### Material
━━━━━━━━━━━━━━━━
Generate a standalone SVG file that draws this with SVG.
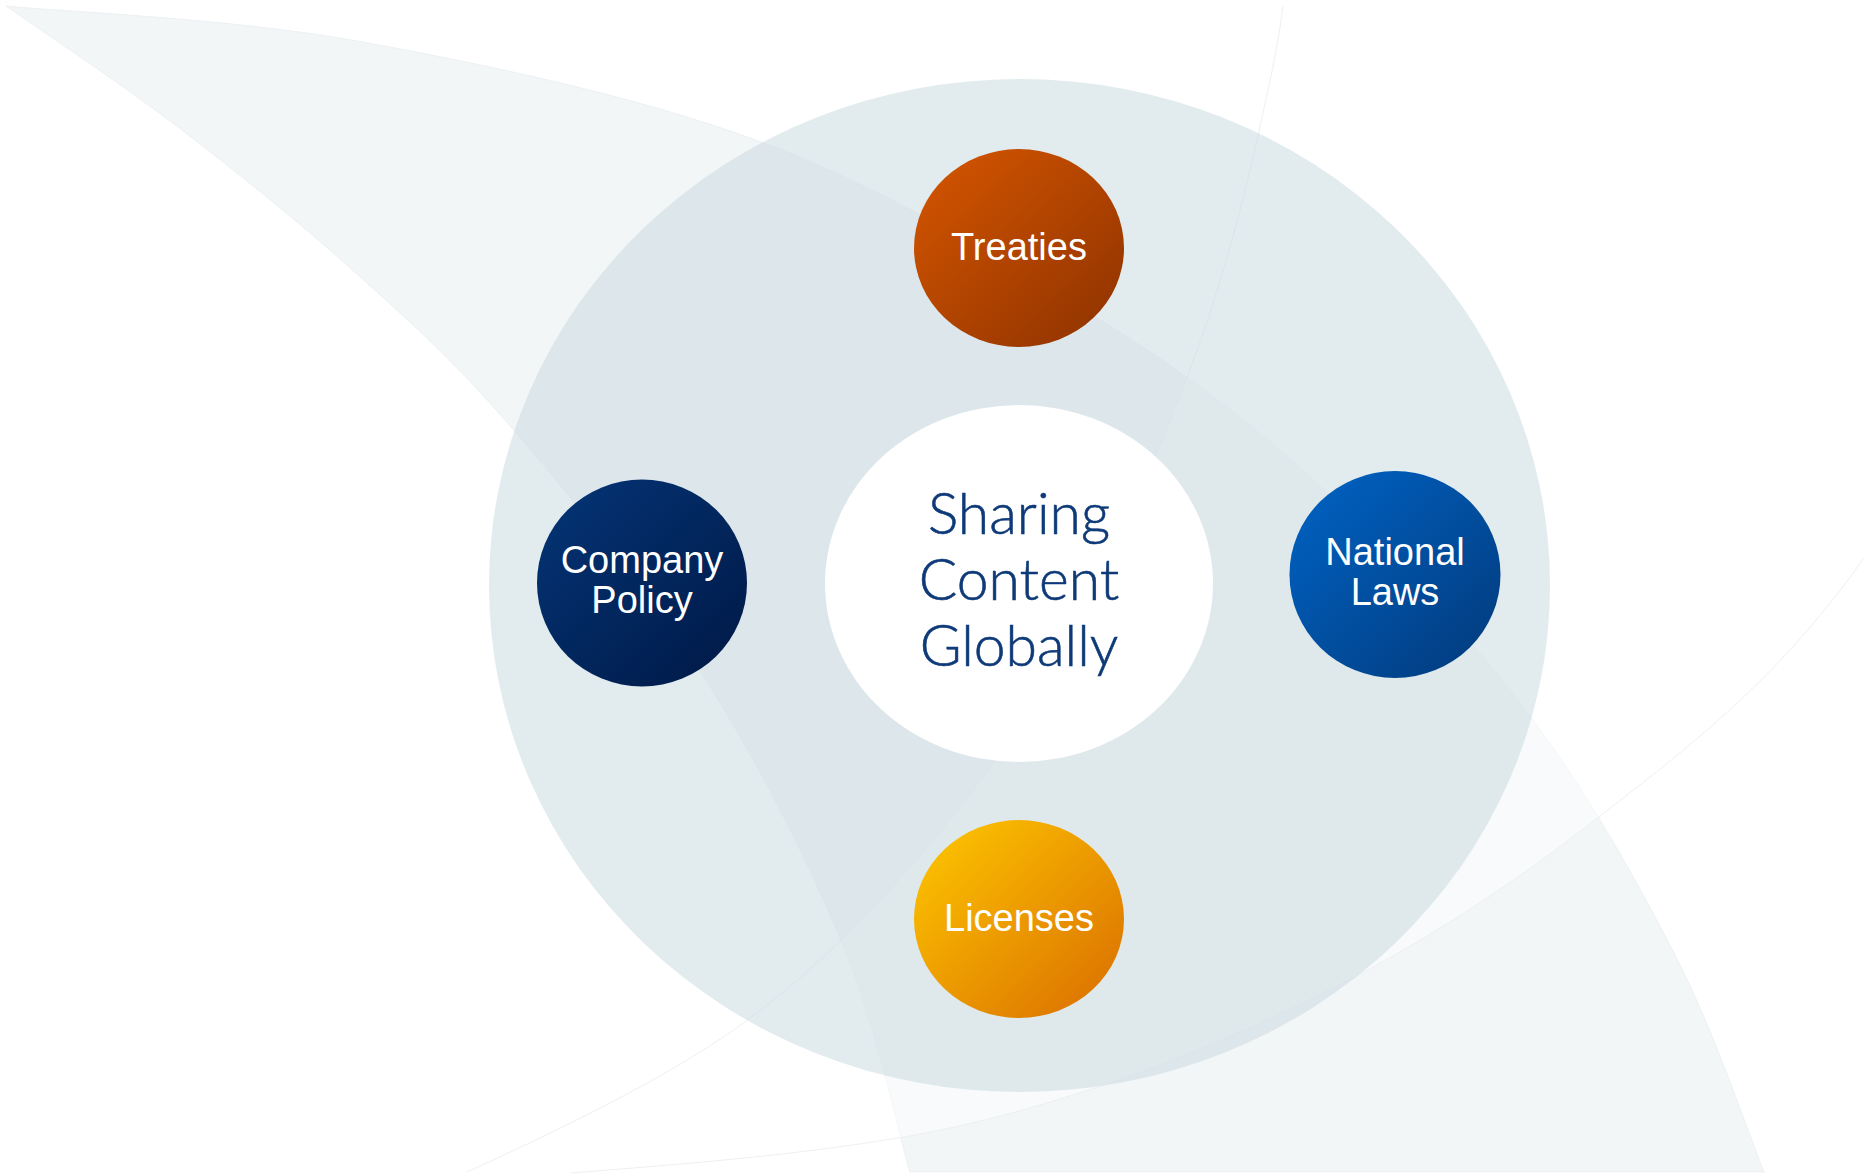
<svg xmlns="http://www.w3.org/2000/svg" width="1864" height="1175" viewBox="0 0 1864 1175">
  <style>
    .lbl { font-family: "Liberation Sans", Arial, sans-serif; font-size: 38px; fill: #ffffff; text-anchor: middle; }
    .hubtxt { font-family: Lato, "Open Sans", sans-serif; font-weight: 300; font-size: 57px; fill: #0e3a78; text-anchor: middle; stroke: #0e3a78; stroke-width: 0.6; }
    .edge { fill: none; stroke: #edf0f2; stroke-width: 1; }
  </style>
  <defs>
    <linearGradient id="gTreaties" x1="0" y1="0" x2="1" y2="1">
      <stop offset="0" stop-color="#d75700"/>
      <stop offset="1" stop-color="#8c3100"/>
    </linearGradient>
    <linearGradient id="gCompany" x1="0" y1="0" x2="1" y2="1">
      <stop offset="0" stop-color="#043577"/>
      <stop offset="1" stop-color="#001845"/>
    </linearGradient>
    <linearGradient id="gNational" x1="0" y1="0" x2="1" y2="1">
      <stop offset="0" stop-color="#0064c6"/>
      <stop offset="1" stop-color="#02397a"/>
    </linearGradient>
    <linearGradient id="gLicenses" x1="0" y1="0" x2="1" y2="1">
      <stop offset="0" stop-color="#ffc900"/>
      <stop offset="1" stop-color="#d96c00"/>
    </linearGradient>
  </defs>

  <g id="background">
    <rect x="0" y="0" width="1864" height="1175" fill="#ffffff"/>
    <path id="swoosh-a" d="M6,6 C64.5,11.8 231.2,18.3 357,41 C482.8,63.7 638.5,96.3 761,142 C883.5,187.7 999.2,258 1092,315 C1184.8,372 1245.5,417.8 1318,484 C1390.5,550.2 1467.5,633.5 1527,712 C1586.5,790.5 1635.5,878.3 1675,955 C1714.5,1031.7 1749.2,1135.8 1764,1172 L910,1172 C898.5,1133.3 875.7,1023 841,940 C806.3,857 757,759.5 702,674 C647,588.5 568.5,493.7 511,427 C453.5,360.3 412.5,324 357,274 C301.5,224 236.5,171.7 178,127 C119.5,82.3 34.7,26.2 6,6 Z" fill="#f2f6f7" stroke="#e9eef0" stroke-width="0.8"/>
    <path id="swoosh-b" d="M1880,535 C1867.3,552.8 1854.7,571.5 1842,588 C1759.7,695 1677.3,755.8 1595,820 C1516.7,881.1 1438.3,932.5 1360,974 C1272.7,1020.3 1185.3,1058.2 1098,1087 C1033.3,1108.3 968.7,1126 904,1137 C793,1155.9 682,1164.1 571,1173 L467,1172 C579.2,1121 680.1,1070 749,1019 C802.6,979.3 842.3,939.7 880,900 C918.7,859.3 951.5,818.7 982,778 C1032.5,710.7 1061,643.3 1098,576 C1134.9,509 1162.5,442 1188,375 C1218.9,293.7 1241.1,212.3 1259,131 C1268.2,89.3 1278,47.7 1283,6 L1880,6 Z" fill="#ffffff" fill-opacity="0.45"/>
    <path class="edge" d="M1283,6 C1278,47.7 1268.2,89.3 1259,131 C1241.1,212.3 1218.9,293.7 1188,375 C1162.5,442 1134.9,509 1098,576 C1061,643.3 1032.5,710.7 982,778 C951.5,818.7 918.7,859.3 880,900 C842.3,939.7 802.6,979.3 749,1019 C680.1,1070 579.2,1121 467,1172"/>
    <path class="edge" d="M1880,535 C1867.3,552.8 1854.7,571.5 1842,588 C1759.7,695 1677.3,755.8 1595,820 C1516.7,881.1 1438.3,932.5 1360,974 C1272.7,1020.3 1185.3,1058.2 1098,1087 C1033.3,1108.3 968.7,1126 904,1137 C793,1155.9 682,1164.1 571,1173"/>
  </g>

  <g id="hub">
    <ellipse cx="1019.5" cy="585.5" rx="530.5" ry="506.5" fill="#cfdde2" fill-opacity="0.6"/>
    <ellipse cx="1019" cy="583.5" rx="194" ry="178.5" fill="#ffffff"/>
    <text class="hubtxt" x="1019" y="534">Sharing</text>
    <text class="hubtxt" x="1019" y="600">Content</text>
    <text class="hubtxt" x="1019" y="666">Globally</text>
  </g>

  <g id="connectors"/>

  <g id="node-treaties">
    <ellipse cx="1019" cy="248" rx="105" ry="99" fill="url(#gTreaties)"/>
    <text class="lbl" x="1019" y="260">Treaties</text>
  </g>
  <g id="node-company-policy">
    <ellipse cx="642" cy="583" rx="105" ry="103.5" fill="url(#gCompany)"/>
    <text class="lbl" x="642" y="573">Company</text>
    <text class="lbl" x="642" y="613">Policy</text>
  </g>
  <g id="node-national-laws">
    <ellipse cx="1395" cy="574.5" rx="105.5" ry="103.5" fill="url(#gNational)"/>
    <text class="lbl" x="1395" y="565">National</text>
    <text class="lbl" x="1395" y="605">Laws</text>
  </g>
  <g id="node-licenses">
    <ellipse cx="1019" cy="919" rx="105" ry="99" fill="url(#gLicenses)"/>
    <text class="lbl" x="1019" y="931">Licenses</text>
  </g>
</svg>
━━━━━━━━━━━━━━━━
### What to do
Copy all the lines of data exactly as they appear, dropping any images.

### Answer
Generate a standalone SVG file that draws this with SVG.
<svg xmlns="http://www.w3.org/2000/svg" width="1864" height="1175" viewBox="0 0 1864 1175">
  <style>
    .lbl { font-family: "Liberation Sans", Arial, sans-serif; font-size: 38px; fill: #ffffff; text-anchor: middle; }
    .hubtxt { font-family: Lato, "Open Sans", sans-serif; font-weight: 300; font-size: 57px; fill: #0e3a78; text-anchor: middle; stroke: #0e3a78; stroke-width: 0.6; }
    .edge { fill: none; stroke: #edf0f2; stroke-width: 1; }
  </style>
  <defs>
    <linearGradient id="gTreaties" x1="0" y1="0" x2="1" y2="1">
      <stop offset="0" stop-color="#d75700"/>
      <stop offset="1" stop-color="#8c3100"/>
    </linearGradient>
    <linearGradient id="gCompany" x1="0" y1="0" x2="1" y2="1">
      <stop offset="0" stop-color="#043577"/>
      <stop offset="1" stop-color="#001845"/>
    </linearGradient>
    <linearGradient id="gNational" x1="0" y1="0" x2="1" y2="1">
      <stop offset="0" stop-color="#0064c6"/>
      <stop offset="1" stop-color="#02397a"/>
    </linearGradient>
    <linearGradient id="gLicenses" x1="0" y1="0" x2="1" y2="1">
      <stop offset="0" stop-color="#ffc900"/>
      <stop offset="1" stop-color="#d96c00"/>
    </linearGradient>
  </defs>

  <g id="background">
    <rect x="0" y="0" width="1864" height="1175" fill="#ffffff"/>
    <path id="swoosh-a" d="M6,6 C64.5,11.8 231.2,18.3 357,41 C482.8,63.7 638.5,96.3 761,142 C883.5,187.7 999.2,258 1092,315 C1184.8,372 1245.5,417.8 1318,484 C1390.5,550.2 1467.5,633.5 1527,712 C1586.5,790.5 1635.5,878.3 1675,955 C1714.5,1031.7 1749.2,1135.8 1764,1172 L910,1172 C898.5,1133.3 875.7,1023 841,940 C806.3,857 757,759.5 702,674 C647,588.5 568.5,493.7 511,427 C453.5,360.3 412.5,324 357,274 C301.5,224 236.5,171.7 178,127 C119.5,82.3 34.7,26.2 6,6 Z" fill="#f2f6f7" stroke="#e9eef0" stroke-width="0.8"/>
    <path id="swoosh-b" d="M1880,535 C1867.3,552.8 1854.7,571.5 1842,588 C1759.7,695 1677.3,755.8 1595,820 C1516.7,881.1 1438.3,932.5 1360,974 C1272.7,1020.3 1185.3,1058.2 1098,1087 C1033.3,1108.3 968.7,1126 904,1137 C793,1155.9 682,1164.1 571,1173 L467,1172 C579.2,1121 680.1,1070 749,1019 C802.6,979.3 842.3,939.7 880,900 C918.7,859.3 951.5,818.7 982,778 C1032.5,710.7 1061,643.3 1098,576 C1134.9,509 1162.5,442 1188,375 C1218.9,293.7 1241.1,212.3 1259,131 C1268.2,89.3 1278,47.7 1283,6 L1880,6 Z" fill="#ffffff" fill-opacity="0.45"/>
    <path class="edge" d="M1283,6 C1278,47.7 1268.2,89.3 1259,131 C1241.1,212.3 1218.9,293.7 1188,375 C1162.5,442 1134.9,509 1098,576 C1061,643.3 1032.5,710.7 982,778 C951.5,818.7 918.7,859.3 880,900 C842.3,939.7 802.6,979.3 749,1019 C680.1,1070 579.2,1121 467,1172"/>
    <path class="edge" d="M1880,535 C1867.3,552.8 1854.7,571.5 1842,588 C1759.7,695 1677.3,755.8 1595,820 C1516.7,881.1 1438.3,932.5 1360,974 C1272.7,1020.3 1185.3,1058.2 1098,1087 C1033.3,1108.3 968.7,1126 904,1137 C793,1155.9 682,1164.1 571,1173"/>
  </g>

  <g id="hub">
    <ellipse cx="1019.5" cy="585.5" rx="530.5" ry="506.5" fill="#cfdde2" fill-opacity="0.6"/>
    <ellipse cx="1019" cy="583.5" rx="194" ry="178.5" fill="#ffffff"/>
    <text class="hubtxt" x="1019" y="534">Sharing</text>
    <text class="hubtxt" x="1019" y="600">Content</text>
    <text class="hubtxt" x="1019" y="666">Globally</text>
  </g>

  <g id="connectors"/>

  <g id="node-treaties">
    <ellipse cx="1019" cy="248" rx="105" ry="99" fill="url(#gTreaties)"/>
    <text class="lbl" x="1019" y="260">Treaties</text>
  </g>
  <g id="node-company-policy">
    <ellipse cx="642" cy="583" rx="105" ry="103.5" fill="url(#gCompany)"/>
    <text class="lbl" x="642" y="573">Company</text>
    <text class="lbl" x="642" y="613">Policy</text>
  </g>
  <g id="node-national-laws">
    <ellipse cx="1395" cy="574.5" rx="105.5" ry="103.5" fill="url(#gNational)"/>
    <text class="lbl" x="1395" y="565">National</text>
    <text class="lbl" x="1395" y="605">Laws</text>
  </g>
  <g id="node-licenses">
    <ellipse cx="1019" cy="919" rx="105" ry="99" fill="url(#gLicenses)"/>
    <text class="lbl" x="1019" y="931">Licenses</text>
  </g>
</svg>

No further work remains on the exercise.